# Phrag. kovachii x Prissy



## e-spice (Jan 15, 2011)

This is a first bloomer on a very small plant. I got it from HP Norton last spring as a very small sedling. It's one of his crosses. I like it pretty well and hope it gets better on the next blooming. It is very vigourous - I'm surprised it grew so fast.

Prissy is St. Ouen x besseae. To me it looks similar to Fritz Schomburg. It doesn't make sense to me how deep red crossed with deep purple equals light pink!?


----------



## SlipperFan (Jan 15, 2011)

I like this one! Cool shape and beautiful color.


----------



## Yoyo_Jo (Jan 15, 2011)

Very pretty!


----------



## NYEric (Jan 15, 2011)

Hmmm, I don't have that one. I guess I'll have to stop by the Nortons'! Yay besseae hybrids!


----------



## Kevin (Jan 16, 2011)

Nice one and well done! How long has it been open?


----------



## e-spice (Jan 16, 2011)

Kevin said:


> Nice one and well done! How long has it been open?

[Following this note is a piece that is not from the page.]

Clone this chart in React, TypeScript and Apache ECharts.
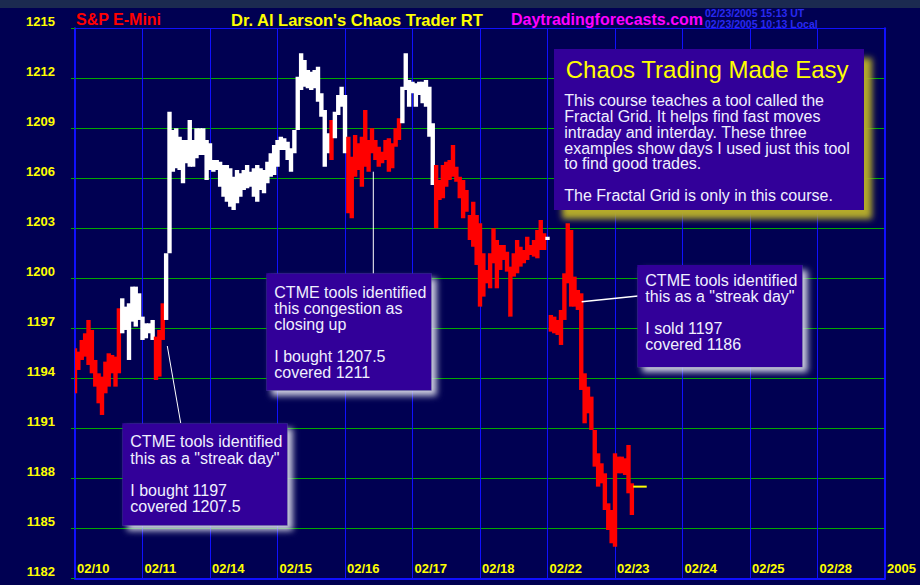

Thanks to everyone. It opened about three days ago.

e-spice


----------



## Shiva (Jan 16, 2011)

I would have it in my collection in a nanosecond if I could.


----------



## biothanasis (Jan 16, 2011)

Great shape!!


----------



## JeanLux (Jan 16, 2011)

Yes, very nice!!! What size is the bloom? Jean


----------



## goldenrose (Jan 16, 2011)

:clap: :drool: I like that one too! and vigorous, and blooming small! :smitten: 
Wonder if the color will darken?


----------



## W. Beetus (Jan 16, 2011)

That is a great color and shape! Nice hybrid.


----------



## Hera (Jan 16, 2011)

Quite beautiful. I am curious about the color influence too. It seems that they tend toward peach tones, and that dosen't make sense to me. Purple + red = peach?


----------



## NYEric (Jan 16, 2011)

kovachii purple is xanthic, it goes to yellow in hyrids.


----------



## e-spice (Jan 17, 2011)

JeanLux said:


> Yes, very nice!!! What size is the bloom? Jean



I measured it and surprisingly it is only about 9-cm NS. It seems bigger than that but I guess not!

e-spice


----------



## smartie2000 (Jan 17, 2011)

I like the results


----------



## SlipperKing (Jan 17, 2011)

Nice pickup! I like the overall flower as well.


----------



## tomkalina (Jan 17, 2011)

I like it Geff; the general shape reminds me a lot of Fritz Schomburg and Peruflora's Cirila Alca, except it looks more compact and balanced as far as form. This is the kind of Pk hybrid that I would back-cross to Pk, or another micropetallum like besseae. Good growing to get it to bloom so quickly! How large is the plant?


----------



## slippertalker (Jan 17, 2011)

My guess is that the white base color of kovachii trumps the yellow base color of besseae to create pink flowers, much like schlimii and fischeri.


----------



## Hera (Jan 17, 2011)

NYEric said:


> kovachii purple is xanthic, it goes to yellow in hyrids.



AH!


----------



## nikv (Jan 17, 2011)

NYEric said:


> kovachii purple is xanthic, it goes to yellow in hyrids.


Okay, could one of you orchid experts explain to us what this means? Thanks!


----------



## NYEric (Jan 17, 2011)

Somewhere in here there're posts about this.


----------



## e-spice (Jan 18, 2011)

tomkalina said:


> I like it Geff; the general shape reminds me a lot of Fritz Schomburg and Peruflora's Cirila Alca, except it looks more compact and balanced as far as form. This is the kind of Pk hybrid that I would back-cross to Pk, or another micropetallum like besseae. Good growing to get it to bloom so quickly! How large is the plant?



Thanks for the comments everyone. It currently has a leaf span of about 10 inches.

e-spice


----------